November 27, 1902-- Mountain View Progress —Oldest Indian Newspaper—For seventy-three years a newspaper printed in Cherokee has been published among the Cherokee Indians. The first Cherokee paper was printed in 1820. This paper was called the Phoenix. It lived an intermittent life until 1844, when it was superseded by the Cherokee Advocate, which has been published continuously ever since, save some short interruption during the civil war.
December 11, 1902-- Mountain View Progress—Aged Indian Dies—Jerry Crowe, at one time chief of he Seneca tribe of Indians, is dead. He was 92 years of age and conceded to be the oldest Indian in the territory.
December 11, 1902-- Mountain View Progress—Supper For The Dead—The Seneca proposed to hold to their ancient custom and give a supper for their dead chief Jerry Crowe. After a prominent member of the tribe is dead and buried a supper is prepared and everything indicates a festival, but it turns out to be a silent affair and the supper is prepared and left for the deceased. This affair is treated with solemnity by the Seneca and is carried out as a mark of respect for the dead.
December 11, 1902-- Mountain View Progress— Cattle To Kansas—Dr. Beamblossom, of the inspection department, says that during November 12,793 cattle were passed over the quarantine line and that twice as many will be passed in December.
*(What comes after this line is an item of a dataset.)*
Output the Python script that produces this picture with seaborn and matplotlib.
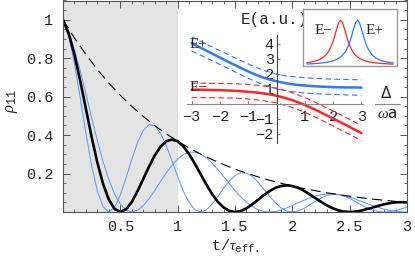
import matplotlib
matplotlib.use('Agg')
import matplotlib.pyplot as plt
import seaborn as sns
from matplotlib.ticker import MultipleLocator
from matplotlib.lines import Line2D

# main panel: occupation of level 1 versus scaled time
t = [0.00, 0.05, 0.10, 0.15, 0.20, 0.25, 0.30, 0.35, 0.40, 0.45,
     0.50, 0.55, 0.60, 0.65, 0.70, 0.75, 0.80, 0.85, 0.90, 0.95,
     1.00, 1.05, 1.10, 1.15, 1.20, 1.25, 1.30, 1.35, 1.40, 1.45,
     1.50, 1.55, 1.60, 1.65, 1.70, 1.75, 1.80, 1.85, 1.90, 1.95,
     2.00, 2.05, 2.10, 2.15, 2.20, 2.25, 2.30, 2.35, 2.40, 2.45,
     2.50, 2.55, 2.60, 2.65, 2.70, 2.75, 2.80, 2.85, 2.90, 2.95,
     3.00]
rho_black = [1.000, 0.928, 0.818, 0.683, 0.536, 0.389, 0.256, 0.145, 0.064, 0.016,
             0.000, 0.014, 0.052, 0.108, 0.172, 0.236, 0.294, 0.339, 0.368, 0.377,
             0.368, 0.341, 0.301, 0.251, 0.197, 0.143, 0.094, 0.053, 0.024, 0.006,
             0.000, 0.005, 0.019, 0.040, 0.063, 0.087, 0.108, 0.125, 0.135, 0.139,
             0.135, 0.126, 0.111, 0.092, 0.073, 0.053, 0.035, 0.020, 0.009, 0.002,
             0.000, 0.002, 0.007, 0.015, 0.023, 0.032, 0.040, 0.046, 0.050, 0.051,
             0.050]
rho_fast = [1.000, 0.915, 0.772, 0.595, 0.409, 0.240, 0.108, 0.027, 0.000, 0.024,
            0.089, 0.178, 0.274, 0.361, 0.424, 0.454, 0.449, 0.411, 0.347, 0.267,
            0.184, 0.108, 0.049, 0.012, 0.000, 0.011, 0.040, 0.080, 0.123, 0.162,
            0.190, 0.204, 0.202, 0.185, 0.156, 0.120, 0.083, 0.049, 0.022, 0.005,
            0.000, 0.005, 0.018, 0.036, 0.055, 0.073, 0.086, 0.092, 0.091, 0.083,
            0.070, 0.054, 0.037, 0.022, 0.010, 0.002, 0.000, 0.002, 0.008, 0.016,
            0.025]
rho_slow = [1.000, 0.935, 0.844, 0.735, 0.614, 0.490, 0.370, 0.261, 0.168, 0.093,
            0.041, 0.010, 0.000, 0.009, 0.033, 0.069, 0.112, 0.159, 0.203, 0.243,
            0.276, 0.299, 0.311, 0.311, 0.301, 0.282, 0.254, 0.221, 0.185, 0.148,
            0.112, 0.079, 0.050, 0.028, 0.012, 0.003, 0.000, 0.003, 0.010, 0.021,
            0.034, 0.048, 0.061, 0.073, 0.083, 0.090, 0.094, 0.094, 0.091, 0.085,
            0.077, 0.067, 0.056, 0.044, 0.034, 0.024, 0.015, 0.008, 0.004, 0.001,
            0.000]
t_env = [0.0, 0.1, 0.2, 0.3, 0.4, 0.5, 0.6, 0.7, 0.8, 0.9, 1.0, 1.1, 1.2, 1.3, 1.4, 1.5,
         1.6, 1.7, 1.8, 1.9, 2.0, 2.1, 2.2, 2.3, 2.4, 2.5, 2.6, 2.7, 2.8, 2.9, 3.0]
rho_env = [1.000, 0.905, 0.819, 0.741, 0.670, 0.607, 0.549, 0.497, 0.449, 0.407, 0.368,
           0.333, 0.301, 0.273, 0.247, 0.223, 0.202, 0.183, 0.165, 0.150, 0.135,
           0.122, 0.111, 0.100, 0.091, 0.082, 0.074, 0.067, 0.061, 0.055, 0.050]

# inset: energy levels versus detuning
delta = [-3.0, -2.75, -2.5, -2.25, -2.0, -1.75, -1.5, -1.25, -1.0, -0.75, -0.5, -0.25,
         0.0, 0.25, 0.5, 0.75, 1.0, 1.25, 1.5, 1.75, 2.0, 2.25, 2.5, 2.75, 3.0]
e_plus = [4.02, 3.78, 3.54, 3.30, 3.06, 2.82, 2.59, 2.36, 2.14, 1.93, 1.75, 1.60,
          1.48, 1.38, 1.30, 1.24, 1.20, 1.16, 1.13, 1.11, 1.09, 1.08, 1.07, 1.07, 1.06]
e_minus = [0.92, 0.92, 0.91, 0.90, 0.89, 0.87, 0.85, 0.82, 0.78, 0.74, 0.68, 0.61,
           0.52, 0.40, 0.26, 0.09, -0.10, -0.31, -0.53, -0.77, -1.00, -1.24, -1.48, -1.73, -1.97]
delta_d = [-3.0, -2.5, -2.0, -1.5, -1.0, -0.5, 0.0, 0.5, 1.0, 1.5, 2.0, 2.5, 3.0]
e_plus_hi = [4.45, 3.98, 3.52, 3.07, 2.64, 2.24, 1.95, 1.80, 1.72, 1.66, 1.62, 1.60, 1.58]
e_plus_lo = [3.50, 3.06, 2.60, 2.14, 1.68, 1.27, 0.98, 0.80, 0.70, 0.64, 0.60, 0.57, 0.55]
e_minus_hi = [1.36, 1.35, 1.34, 1.32, 1.27, 1.18, 1.02, 0.75, 0.40, -0.04, -0.50, -0.98, -1.46]
e_minus_lo = [0.40, 0.39, 0.38, 0.36, 0.30, 0.20, 0.04, -0.23, -0.58, -1.02, -1.50, -1.98, -2.46]

# small box: line shapes of the two levels
w = [0.04, 0.06, 0.08, 0.10, 0.12, 0.14, 0.16, 0.18, 0.20, 0.22, 0.24, 0.26, 0.28, 0.30,
     0.32, 0.34, 0.36, 0.38, 0.40, 0.42, 0.44, 0.46, 0.48, 0.50, 0.52, 0.54, 0.56, 0.58,
     0.60, 0.62, 0.64, 0.66, 0.68, 0.70, 0.72, 0.74, 0.76, 0.78, 0.80, 0.82, 0.84, 0.86,
     0.88, 0.90, 0.92, 0.94, 0.96]
line_minus = [0.053, 0.059, 0.066, 0.074, 0.084, 0.097, 0.111, 0.130, 0.153, 0.182, 0.220,
              0.269, 0.334, 0.419, 0.530, 0.668, 0.819, 0.948, 1.000, 0.948, 0.819, 0.668,
              0.530, 0.419, 0.334, 0.269, 0.220, 0.182, 0.153, 0.130, 0.111, 0.097, 0.084,
              0.074, 0.066, 0.059, 0.053, 0.048, 0.043, 0.039, 0.036, 0.033, 0.030, 0.028,
              0.026, 0.024, 0.023]
line_plus = [0.024, 0.026, 0.028, 0.030, 0.033, 0.036, 0.039, 0.043, 0.048, 0.053, 0.059,
             0.066, 0.074, 0.084, 0.097, 0.111, 0.130, 0.153, 0.182, 0.220, 0.269, 0.334,
             0.419, 0.530, 0.668, 0.819, 0.948, 1.000, 0.948, 0.819, 0.668, 0.530, 0.419,
             0.334, 0.269, 0.220, 0.182, 0.153, 0.130, 0.111, 0.097, 0.084, 0.074, 0.066,
             0.059, 0.053, 0.048]

sns.set_style('ticks')
plt.rcParams['font.family'] = ['Liberation Mono', 'DejaVu Sans']
plt.rcParams['mathtext.fontset'] = 'custom'
plt.rcParams['mathtext.rm'] = 'Liberation Mono'
plt.rcParams['mathtext.it'] = 'Liberation Serif:italic'
plt.rcParams['mathtext.bf'] = 'Liberation Mono:bold'

blue = '#5a95ff'
blue2 = '#2f78ff'
red = '#ff2626'
frame = '#555555'
serif = ['Liberation Serif', 'DejaVu Serif']

fig = plt.figure(figsize=(4.15, 2.57), dpi=100)
ax = fig.add_axes([63 / 415, 45 / 257, 344 / 415, 211.5 / 257])
ax.axvspan(0, 1, color='#e4e4e4', lw=0, zorder=0)
sns.lineplot(x=t, y=rho_fast, ax=ax, color=blue, linewidth=0.7)
sns.lineplot(x=t, y=rho_slow, ax=ax, color=blue, linewidth=0.7)
sns.lineplot(x=t_env, y=rho_env, ax=ax, color='black', linewidth=0.8, linestyle=(0, (9, 5)))
sns.lineplot(x=t, y=rho_black, ax=ax, color='black', linewidth=1.9)
ax.set_xlim(0, 3)
ax.set_ylim(0, 1.10)
ax.set_xticks([0.5, 1, 1.5, 2, 2.5, 3])
ax.set_xticklabels(['0.5', '1', '1.5', '2', '2.5', '3'])
ax.set_yticks([0.2, 0.4, 0.6, 0.8, 1])
ax.set_yticklabels(['0.2', '0.4', '0.6', '0.8', '1'])
ax.xaxis.set_minor_locator(MultipleLocator(0.1))
ax.yaxis.set_minor_locator(MultipleLocator(0.05))
ax.tick_params(which='both', direction='in', top=True, right=True, color=frame, labelsize=11)
ax.tick_params(which='major', length=5, width=0.7)
ax.tick_params(which='minor', length=2.5, width=0.6)
ax.tick_params(axis='x', pad=6)
ax.tick_params(axis='y', pad=7)
for s in ax.spines.values():
    s.set_color(frame)
    s.set_linewidth(0.8)
ax.set_xlabel('')
ax.set_ylabel('')
fig.text(235 / 415, 1 - 246 / 257, r't/$\tau_{\mathrm{eff.}}$', ha='center', va='center', fontsize=11)
fig.text(12 / 415, 1 - 101 / 257, r'$\rho_{11}$', ha='center', va='center', rotation=90, fontsize=12)

# inset with the two levels
ins = fig.add_axes([180 / 415, 1 - 150 / 257, 196 / 415, 135 / 257])
ins.set_facecolor('none')
sns.lineplot(x=delta_d, y=e_plus_hi, ax=ins, color=blue2, linewidth=0.8, linestyle=(0, (5, 3)))
sns.lineplot(x=delta_d, y=e_plus_lo, ax=ins, color=blue2, linewidth=0.8, linestyle=(0, (5, 3)))
sns.lineplot(x=delta_d, y=e_minus_hi, ax=ins, color=red, linewidth=0.8, linestyle=(0, (5, 3)))
sns.lineplot(x=delta_d, y=e_minus_lo, ax=ins, color=red, linewidth=0.8, linestyle=(0, (5, 3)))
sns.lineplot(x=delta, y=e_plus, ax=ins, color=blue2, linewidth=1.8)
sns.lineplot(x=delta, y=e_minus, ax=ins, color=red, linewidth=1.8)
ins.set_xlim(-3.41, 3.516)
ins.set_ylim(-3.1, 5.9)
ins.spines['top'].set_visible(False)
ins.spines['right'].set_visible(False)
ins.spines['left'].set_position(('data', 0))
ins.spines['bottom'].set_position(('data', 0))
ins.spines['left'].set_bounds(-2.63, 4.57)
ins.spines['bottom'].set_bounds(-3.17, 3.07)
ins.spines['left'].set_color('#444444')
ins.spines['bottom'].set_color('#888888')
ins.spines['left'].set_linewidth(0.8)
ins.spines['bottom'].set_linewidth(0.8)
ins.set_xticks([-3, -2, -1, 1, 2, 3])
ins.set_xticklabels(['\u22123', '\u22122', '\u22121', '1', '2', '3'])
ins.set_yticks([-2, -1, 1, 2, 3, 4])
ins.set_yticklabels(['\u22122', '\u22121', '1', '2', '3', '4'])
ins.tick_params(which='both', direction='in', length=2, width=0.6, color='#666666', labelsize=11)
ins.tick_params(axis='x', pad=5)
ins.tick_params(axis='y', pad=2)
ins.set_xlabel('')
ins.set_ylabel('')
ins.text(-0.09, 5.57, 'E(a.u.)', ha='center', va='center', fontsize=11.5)
ins.text(-3.08, 3.9, 'E+', ha='left', va='center', fontsize=11, family=serif)
ins.text(-3.08, 1.07, 'E\u2212', ha='left', va='center', fontsize=11, family=serif)

fig.text(386 / 415, 1 - 93 / 257, '\u0394', ha='center', va='center', fontsize=11, family='DejaVu Sans')
fig.text(387 / 415, 1 - 114 / 257, r'$\omega$a', ha='center', va='center', fontsize=11, family='DejaVu Sans')
fig.add_artist(Line2D([375 / 415, 400 / 415], [1 - 103.5 / 257, 1 - 103.5 / 257], color='#888888', lw=0.8))

# small box with the two line shapes
box = fig.add_axes([303 / 415, 1 - 66 / 257, 94 / 415, 57 / 257])
box.set_facecolor('white')
sns.lineplot(x=w, y=line_minus, ax=box, color=red, linewidth=0.9)
sns.lineplot(x=w, y=line_plus, ax=box, color=blue2, linewidth=0.9)
box.set_xlim(0, 1)
box.set_ylim(-0.02, 1.25)
box.set_xticks([])
box.set_yticks([])
box.set_xlabel('')
box.set_ylabel('')
for s in box.spines.values():
    s.set_color('#999999')
    s.set_linewidth(1.0)
box.text(0.22, 0.76, 'E\u2212', ha='center', va='center', fontsize=11, family=serif)
box.text(0.755, 0.76, 'E+', ha='center', va='center', fontsize=11, family=serif)

fig.savefig('out.png', dpi=100)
He says the health of cattle is better than in ten years and he believes 50,000 cattle will go into Kansas this winter.
December 25, 1902-- Mountain View Progress—Sun Dance Demoralizing—J. H. Seger, superintendent of the Colony Indian school, deplores the granting of permission for Indian dances. He states that the most serious setback which the Indians ever sustained was the revival last summer, after a lapse of fifteen years, of the sun dance. Indians who had worked constantly and progressed steadily for years left their homes for this dance, were gone a month and came back utterly demoralized.